# Short problem
Begin with the first line of the material and copy each line word for word through the line that contains "for (var s = 0;"; the pictures are left out.

# Material

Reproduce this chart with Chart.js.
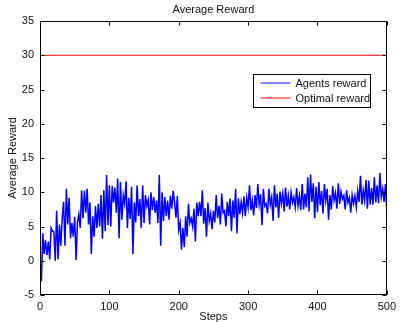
<!DOCTYPE html>
<html>
<head>
<meta charset="utf-8">
<script src="https://cdn.jsdelivr.net/npm/chart.js@4/dist/chart.umd.min.js"></script>
<style>
  html, body { margin: 0; padding: 0; background: #fff; }
  #wrap { width: 401px; height: 322px; }
</style>
</head>
<body>
<div id="wrap"><canvas id="rewardChart" width="401" height="322"></canvas></div>
<script>
// values, every 2nd step
var steps = [];
for (var s = 0; s <= 500; s += 2) steps.push(s);

var agentReward = [
  0, -3, 4, 1, 3, 0.8, 2.8, 0.2, 4.8, 4.3,
  4.2, 0, 7.3, 0.2, 5.3, 2.2, 6.2, 8.6, 2.2, 10.5,
  5.3, 9.2, 3.3, 5.5, 3.5, 6.4, 0.1, 5.6, 6.8, 4.8,
  10.3, 6.2, 10.2, 7, 10.5, 5.3, 8.5, 1, 6.5, 3.5,
  8, 4.8, 8.3, 5, 9.6, 3.2, 10.3, 4.3, 12.5, 5.2,
  11, 5, 10.9, 8.5, 10.7, 7, 12, 3.3, 11.5, 6,
  9.5, 8.3, 11.6, 4.8, 9.2, 6.1, 10.8, 1, 8.5, 5.6,
  11, 6.5, 9, 4.8, 11, 5.5, 9.6, 8, 8.9, 5.3,
  10, 7.4, 9.3, 7, 8.8, 5.5, 12.5, 2.2, 10, 5.8,
  9.3, 6.5, 8.8, 6, 9.5, 7.6, 10.2, 8.5, 6.3, 9.5,
  4.5, 5.5, 1.6, 4.8, 2, 6.5, 3.5, 8.3, 5.5, 6.2,
  5, 7.6, 2.8, 8.5, 6.5, 8.6, 6.5, 10.3, 5.4, 7.7,
  3.5, 8.5, 5.8, 6.9, 4.6, 7.3, 5.6, 9.6, 6.2, 8,
  5.3, 9.8, 7, 7.3, 5, 8.6, 6.5, 9.1, 4.3, 8.8,
  6.3, 10.5, 4, 9.1, 6.8, 8.6, 7, 9.4, 6.5, 9.2,
  7.8, 11, 7.4, 8.8, 6.6, 9.6, 7.7, 11.2, 8.2, 9.7,
  5.2, 10.5, 8, 8.3, 6.9, 10.5, 8.2, 9.3, 5.8, 11,
  7.8, 9.8, 6.3, 10.1, 8.3, 9.8, 7.2, 10.7, 7.9, 9.5,
  7.5, 10, 8.5, 9.3, 7.8, 10.6, 8, 9.5, 7.4, 11.2,
  7.5, 9.8, 7.8, 12.2, 7.2, 12.6, 8.6, 11.3, 6.2, 10.8,
  7.1, 11.5, 8.1, 10.2, 6.9, 11.2, 8.8, 10.5, 6, 9.6,
  7.5, 10.9, 8.8, 9.9, 7.6, 11.3, 8.3, 10.1, 9, 9.5,
  7.5, 10.3, 8.5, 9.2, 7, 9.6, 8.3, 9.5, 7.8, 10.2,
  8.6, 12.4, 8.2, 10.3, 8.8, 11.8, 7.6, 11.7, 8.2, 10.6,
  8.2, 12.2, 8.5, 11, 8.4, 12.8, 9.3, 10.5, 8.6, 11.2,
  7
];

var optimalSteps = [0, 500];
var optimalReward = [30, 30];

var xTicks = [0, 100, 200, 300, 400, 500];
var yTicks = [-5, 0, 5, 10, 15, 20, 25, 30, 35];

function toPoints(xs, ys) {
  var pts = [];
  for (var i = 0; i < xs.length; i++) pts.push({ x: xs[i], y: ys[i] });
  return pts;
}

var FONT = '"Liberation Sans", Arial, Helvetica, sans-serif';

// matlab style box, inward ticks, title and inner legend
var matlabAxes = {
  id: 'matlabAxes',
  afterDraw: function(chart) {
    var ctx = chart.ctx;
    var a = chart.chartArea;
    var xs = chart.scales.x, ys = chart.scales.y;
    var L = Math.round(a.left) + 0.5, R = Math.round(a.right) - 0.5;
    var T = Math.round(a.top) + 0.5, B = Math.round(a.bottom) - 0.5;
    ctx.save();
    ctx.strokeStyle = '#000';
    ctx.lineWidth = 1;
    ctx.strokeRect(L, T, R - L, B - T);
    var tl = 4;
    ctx.beginPath();
    xTicks.forEach(function(v) {
      var px = Math.round(xs.getPixelForValue(v)) + 0.5;
      ctx.moveTo(px, B); ctx.lineTo(px, B - tl);
      ctx.moveTo(px, T); ctx.lineTo(px, T + tl);
    });
    yTicks.forEach(function(v) {
      var py = Math.round(ys.getPixelForValue(v)) + 0.5;
      ctx.moveTo(L, py); ctx.lineTo(L + tl, py);
      ctx.moveTo(R, py); ctx.lineTo(R - tl, py);
    });
    ctx.stroke();

    // title
    ctx.fillStyle = '#111';
    ctx.font = '11px ' + FONT;
    ctx.textAlign = 'center';
    ctx.textBaseline = 'middle';
    ctx.fillText('Average Reward', (a.left + a.right) / 2, 9.5);

    // legend box
    var lx = 253.5, ly = 74.5, lw = 117, lh = 33;
    ctx.fillStyle = '#fff';
    ctx.fillRect(lx, ly, lw, lh);
    ctx.strokeStyle = '#000';
    ctx.strokeRect(lx, ly, lw, lh);
    ctx.textAlign = 'left';
    chart.data.datasets.forEach(function(ds, i) {
      var y = ly + 8.5 + i * 15;
      ctx.strokeStyle = ds.borderColor;
      ctx.globalAlpha = 0.65;
      ctx.lineWidth = 1.5;
      ctx.beginPath();
      ctx.moveTo(lx + 7, y); ctx.lineTo(lx + 37, y);
      ctx.stroke();
      ctx.globalAlpha = 1;
      ctx.fillStyle = '#111';
      ctx.fillText(ds.label, lx + 42, y + 0.5);
    });
    ctx.restore();
  }
};

var ctx = document.getElementById('rewardChart').getContext('2d');
new Chart(ctx, {
  type: 'line',
  data: {
    datasets: [
      {
        label: 'Agents reward',
        data: toPoints(steps, agentReward),
        borderColor: '#0000ff',
        borderWidth: 1.5,
        pointRadius: 0,
        tension: 0
      },
      {
        label: 'Optimal reward',
        data: toPoints(optimalSteps, optimalReward),
        borderColor: '#ff0000',
        borderWidth: 1.2,
        pointRadius: 0,
        tension: 0
      }
    ]
  },
  options: {
    responsive: false,
    animation: false,
    layout: { padding: { top: 21, right: 14, left: 0, bottom: 0 } },
    plugins: {
      legend: { display: false },
      title: { display: false },
      tooltip: { enabled: false }
    },
    scales: {
      x: {
        type: 'linear',
        min: 0,
        max: 500,
        afterFit: function(scale) { scale.height = 27; },
        afterBuildTicks: function(scale) {
          scale.ticks = xTicks.map(function(v) { return { value: v }; });
        },
        grid: { display: false, drawTicks: false },
        border: { display: false },
        ticks: { padding: 5, color: '#111', font: { size: 11, family: FONT } },
        title: {
          display: true,
          text: 'Steps',
          color: '#111',
          padding: 0,
          font: { size: 11, family: FONT, lineHeight: 1 }
        }
      },
      y: {
        min: -5,
        max: 35,
        afterFit: function(scale) { scale.width = 40; },
        afterBuildTicks: function(scale) {
          scale.ticks = yTicks.map(function(v) { return { value: v }; });
        },
        grid: { display: false, drawTicks: false },
        border: { display: false },
        ticks: { padding: 6, color: '#111', font: { size: 11, family: FONT } },
        title: {
          display: true,
          text: 'Average Reward',
          color: '#111',
          padding: { top: 7, bottom: 0 },
          font: { size: 11, family: FONT, lineHeight: 1 }
        }
      }
    }
  },
  plugins: [matlabAxes]
});
</script>
</body>
</html>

# Answer for this exercise
Reproduce this chart with Chart.js.
<!DOCTYPE html>
<html>
<head>
<meta charset="utf-8">
<script src="https://cdn.jsdelivr.net/npm/chart.js@4/dist/chart.umd.min.js"></script>
<style>
  html, body { margin: 0; padding: 0; background: #fff; }
  #wrap { width: 401px; height: 322px; }
</style>
</head>
<body>
<div id="wrap"><canvas id="rewardChart" width="401" height="322"></canvas></div>
<script>
// values, every 2nd step
var steps = [];
for (var s = 0; s <= 500; s += 2) steps.push(s);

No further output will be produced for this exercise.